We initiate the study of differentially private learning in the proportional dimensionality regime, in which the number of data samples $n$ and problem dimension $d$ approach infinity at rates proportional to one another, meaning that $d / n \to \delta$ as $n \to \infty$ for an arbitrary, given constant $\delta \in (0, \infty)$. This setting is significantly more challenging than that of all prior theoretical work in high-dimensional differentially private learning, which, despite the name, has assumed that $\delta = 0$ or is sufficiently small for problems of sample complexity $O(d)$, a regime typically considered "low-dimensional" or "classical" by modern standards in high-dimensional statistics.
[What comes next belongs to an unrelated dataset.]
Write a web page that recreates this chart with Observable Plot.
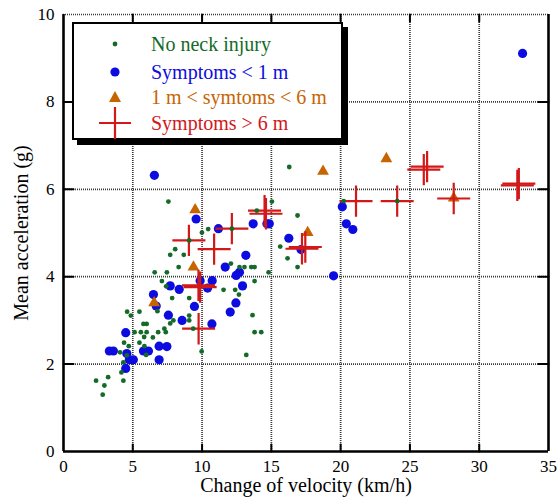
<!DOCTYPE html>
<html>
<head>
<meta charset="utf-8">
<script src="https://cdn.jsdelivr.net/npm/d3@7"></script>
<script src="https://cdn.jsdelivr.net/npm/@observablehq/plot@0.6"></script>
<style>
  body { margin: 0; background: #fff; }
  #chart { position: relative; width: 559px; height: 497px; font-family: "Liberation Serif", "Times New Roman", serif; }
  #legend { position: absolute; left: 72px; top: 22px; width: 271px; height: 118px; box-sizing: border-box;
            border: 2px solid #000; background: #fff; box-shadow: 5px 5px 0 #000; }
  #legend svg { position: absolute; left: -2px; top: -2px; }
</style>
</head>
<body>
<div id="chart"></div>
<script>
// Change of velocity (km/h) vs mean acceleration (g), grouped by neck injury outcome
const noInjury = [
  [16.29,6.51],[7.57,5.72],[9.99,5.01],[10.44,5.09],[8.06,4.63],[7.70,4.50],[8.68,4.50],[8.31,4.22],
  [6.58,4.10],[7.46,4.10],[7.10,3.90],[7.41,3.78],[7.84,3.51],[9.07,3.51],[6.78,3.21],[4.59,3.20],
  [4.86,3.11],[5.48,3.20],[5.77,2.92],[6.00,2.92],[5.13,2.73],[5.58,2.73],[6.00,2.73],[6.83,2.73],
  [5.82,2.62],[6.45,2.61],[4.37,2.49],[4.71,2.41],[5.48,2.49],[5.84,2.41],[4.08,2.27],[4.57,2.20],
  [4.32,2.04],[4.18,1.81],[2.35,1.62],[3.22,1.70],[4.32,1.62],[2.95,1.51],[2.83,1.30],[5.96,2.21],
  [7.28,2.81],[7.38,2.73],[7.93,3.00],[7.70,2.93],[9.07,3.11],[9.07,3.00],[9.36,2.81],[9.97,2.29],
  [11.55,3.70],[12.39,3.70],[12.66,3.59],[12.08,4.30],[12.70,4.22],[13.06,4.22],[13.55,4.22],[13.79,4.22],
  [14.80,4.10],[13.79,3.90],[13.64,3.12],[13.79,2.73],[14.27,2.73],[13.19,2.21],[16.17,4.42],[16.89,4.22],
  [15.64,4.69],[16.89,5.40],[15.04,5.72],[13.95,5.51],[20.22,5.73],[24.08,5.73],[9.07,4.83],[12.15,5.10]
];
const symptomsUnder1m = [
  [33.13,9.11],[6.56,6.32],[9.57,5.32],[11.18,5.10],[13.69,5.21],[14.68,5.21],[14.85,5.21],[16.26,4.88],
  [17.14,4.62],[20.12,5.60],[20.41,5.21],[20.88,5.08],[19.49,4.02],[13.16,4.49],[11.67,4.22],[12.70,4.10],
  [12.46,4.03],[12.92,3.79],[12.44,3.40],[12.03,3.19],[10.73,3.91],[10.71,2.92],[7.70,3.79],[8.35,3.71],
  [6.49,3.59],[6.69,3.33],[7.57,3.12],[8.56,3.00],[9.45,3.32],[9.86,3.91],[10.40,3.74],[4.49,2.72],
  [3.31,2.30],[3.60,2.30],[4.57,2.24],[5.77,2.30],[6.13,2.30],[6.90,2.41],[7.46,2.40],[4.75,2.10],
  [5.04,2.10],[6.90,2.10],[4.49,1.90]
];
const symptoms1to6m = [
  [23.30,6.70],[18.73,6.41],[28.16,5.80],[17.62,5.01],[9.50,5.53],[9.38,4.22],[6.54,3.40]
];
const symptomsOver6m = [
  [32.86,6.13],[32.75,6.09],[26.24,6.52],[26.00,6.45],[28.16,5.79],[24.08,5.73],[21.11,5.73],[17.45,4.68],
  [17.21,4.64],[14.61,5.44],[14.51,5.51],[12.15,5.10],[10.87,4.63],[9.05,4.83],[9.86,3.76],[9.74,3.80],
  [9.75,2.81]
];
const xTicks = [0, 5, 10, 15, 20, 25, 30, 35];
const yTicks = [0, 2, 4, 6, 8, 10];
const xTitle = "Change of velocity (km/h)";
const yTitle = "Mean acceleration (g)";
const legendLabels = ["No neck injury", "Symptoms < 1 m", "1 m < symtoms < 6 m", "Symptoms > 6 m"];
const colors = ["#146b28", "#0c0ce0", "#c86400", "#d21818"];

// A plain stroke for tick marks, drawn by Plot.vector
const tickLine = { draw(ctx, l) { ctx.moveTo(0, 0); ctx.lineTo(0, -l); } };
// Open "+" marker; its half-width follows the dot radius
const cross = {
  draw(ctx, size) {
    const h = Math.sqrt(size / Math.PI), v = h * 0.95;
    ctx.moveTo(-h, 0); ctx.lineTo(h, 0);
    ctx.moveTo(0, -v); ctx.lineTo(0, v);
  }
};
const dotted = { stroke: "#3a3a3a", strokeWidth: 1.7, strokeDasharray: "1,1" };
const px = d => d[0], py = d => d[1];

const chart = Plot.plot({
  width: 559, height: 497,
  marginLeft: 63, marginRight: 11, marginTop: 14, marginBottom: 46,
  style: { fontFamily: '"Liberation Serif", "Times New Roman", serif', fontSize: "17px", color: "#000", background: "#fff", overflow: "visible" },
  x: { domain: [0, 35] },
  y: { domain: [0, 10] },
  marks: [
    Plot.ruleX(xTicks.slice(1, -1), dotted),
    Plot.ruleY(yTicks.slice(1), dotted),
    Plot.ruleX([0], { strokeWidth: 2.6 }),
    Plot.ruleX([35], { strokeWidth: 2.6 }),
    Plot.ruleY([0], { strokeWidth: 2.6 }),
    Plot.vector(yTicks.slice(1, -1), { y: d => d, frameAnchor: "left", rotate: 90, length: 10, anchor: "start", shape: tickLine, strokeWidth: 2 }),
    Plot.vector(yTicks.slice(1, -1), { y: d => d, frameAnchor: "right", rotate: -90, length: 10, anchor: "start", shape: tickLine, strokeWidth: 2 }),
    Plot.vector(xTicks.slice(1, -1), { x: d => d, frameAnchor: "bottom", rotate: 0, length: 7, anchor: "start", shape: tickLine, strokeWidth: 2 }),
    Plot.vector(xTicks.slice(1, -1), { x: d => d, frameAnchor: "top", rotate: 180, length: 7, anchor: "start", shape: tickLine, strokeWidth: 2 }),
    Plot.axisX({ ticks: xTicks, tickSize: 0, tickPadding: 8, label: null, fontSize: 17 }),
    Plot.axisY({ ticks: yTicks, tickSize: 0, tickPadding: 9, label: null, fontSize: 17 }),
    Plot.text([xTitle], { frameAnchor: "bottom", lineAnchor: "middle", textAnchor: "middle", dy: 34, text: d => d, fontSize: 20 }),
    Plot.text([yTitle], { frameAnchor: "left", lineAnchor: "middle", textAnchor: "middle", dx: -42, rotate: -90, text: d => d, fontSize: 20 }),
    Plot.dot(symptomsUnder1m, { x: px, y: py, r: 4.6, fill: colors[1] }),
    Plot.dot(symptoms1to6m, { x: px, y: py, r: 4.4, symbol: "triangle", fill: colors[2] }),
    Plot.dot(symptomsOver6m, { x: px, y: py, r: 16.5, symbol: cross, fill: "none", stroke: colors[3], strokeWidth: 2.2 }),
    Plot.dot(noInjury, { x: px, y: py, r: 2.4, fill: colors[0] })
  ]
});

const root = document.getElementById("chart");
root.appendChild(chart);

// Boxed legend with drop shadow, placed over the upper-left of the plot area
const legend = document.createElement("div");
legend.id = "legend";
const ns = "http://www.w3.org/2000/svg";
const lsvg = document.createElementNS(ns, "svg");
lsvg.setAttribute("width", 271);
lsvg.setAttribute("height", 118);
const rowY = [22, 50, 75, 101];
const symX = 43, textX = 79;
legendLabels.forEach((label, i) => {
  const cy = rowY[i];
  let s;
  if (i === 0 || i === 1) {
    s = document.createElementNS(ns, "circle");
    s.setAttribute("cx", symX); s.setAttribute("cy", cy);
    s.setAttribute("r", i === 0 ? 2.4 : 4.6);
    s.setAttribute("fill", colors[i]);
  } else if (i === 2) {
    s = document.createElementNS(ns, "path");
    s.setAttribute("d", `M${symX},${cy - 6}L${symX + 6},${cy + 5}L${symX - 6},${cy + 5}Z`);
    s.setAttribute("fill", colors[i]);
  } else {
    s = document.createElementNS(ns, "path");
    s.setAttribute("d", `M${symX - 16},${cy}H${symX + 16}M${symX},${cy - 16}V${cy + 16}`);
    s.setAttribute("stroke", colors[i]); s.setAttribute("stroke-width", 2.2); s.setAttribute("fill", "none");
  }
  lsvg.appendChild(s);
  const t = document.createElementNS(ns, "text");
  t.setAttribute("x", textX); t.setAttribute("y", cy + 6.5);
  t.setAttribute("fill", colors[i]);
  t.setAttribute("font-size", 20);
  t.setAttribute("font-family", '"Liberation Serif", "Times New Roman", serif');
  t.textContent = label;
  lsvg.appendChild(t);
});
legend.appendChild(lsvg);
root.appendChild(legend);
</script>
</body>
</html>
We provide sharp theoretical estimates of the error of several well-studied differentially private algorithms for robust linear regression and logistic regression, including output perturbation, objective perturbation, and noisy stochastic gradient descent, in the proportional dimensionality regime. The $1 + o(1)$ factor precision of our error estimates enables a far more nuanced understanding of the price of privacy of these algorithms than that afforded by existing, coarser analyses, which are essentially vacuous in the regime we consider. We incorporate several probabilistic tools that have not previously been used to analyze differentially private learning algorithms, such as a modern Gaussian comparison inequality and recent universality laws with origins in statistical physics.

翻译：我们首次研究了比例维度机制下的差分隐私学习问题，在该机制中数据样本数量$n$与问题维度$d$以相互成比例的速率趋近于无穷，即当$n \to \infty$时满足$d / n \to \delta$，其中$\delta \in (0, \infty)$为任意给定常数。这一设定比先前所有高维差分隐私学习的理论工作更具挑战性——尽管冠以"高维"之名，现有研究均假设$\delta = 0$或对样本复杂度为$O(d)$的问题而言足够小，而按照现代高维统计的标准，该机制通常被视为"低维"或"经典"范畴。我们针对比例维度机制下若干经典差分隐私算法（包括输出扰动、目标函数扰动及噪声随机梯度下降）在鲁棒线性回归与逻辑回归任务中的误差给出了精确的理论估计。误差估计中$1 + o(1)$因子的精确度使得我们能够比现有粗糙分析（在我们所考虑的机制中基本无效）更细致地理解这些算法的隐私代价。我们整合了若干先前未用于分析差分隐私学习算法的概率工具，例如现代高斯比较不等式与源自统计物理学的近期普适性定律。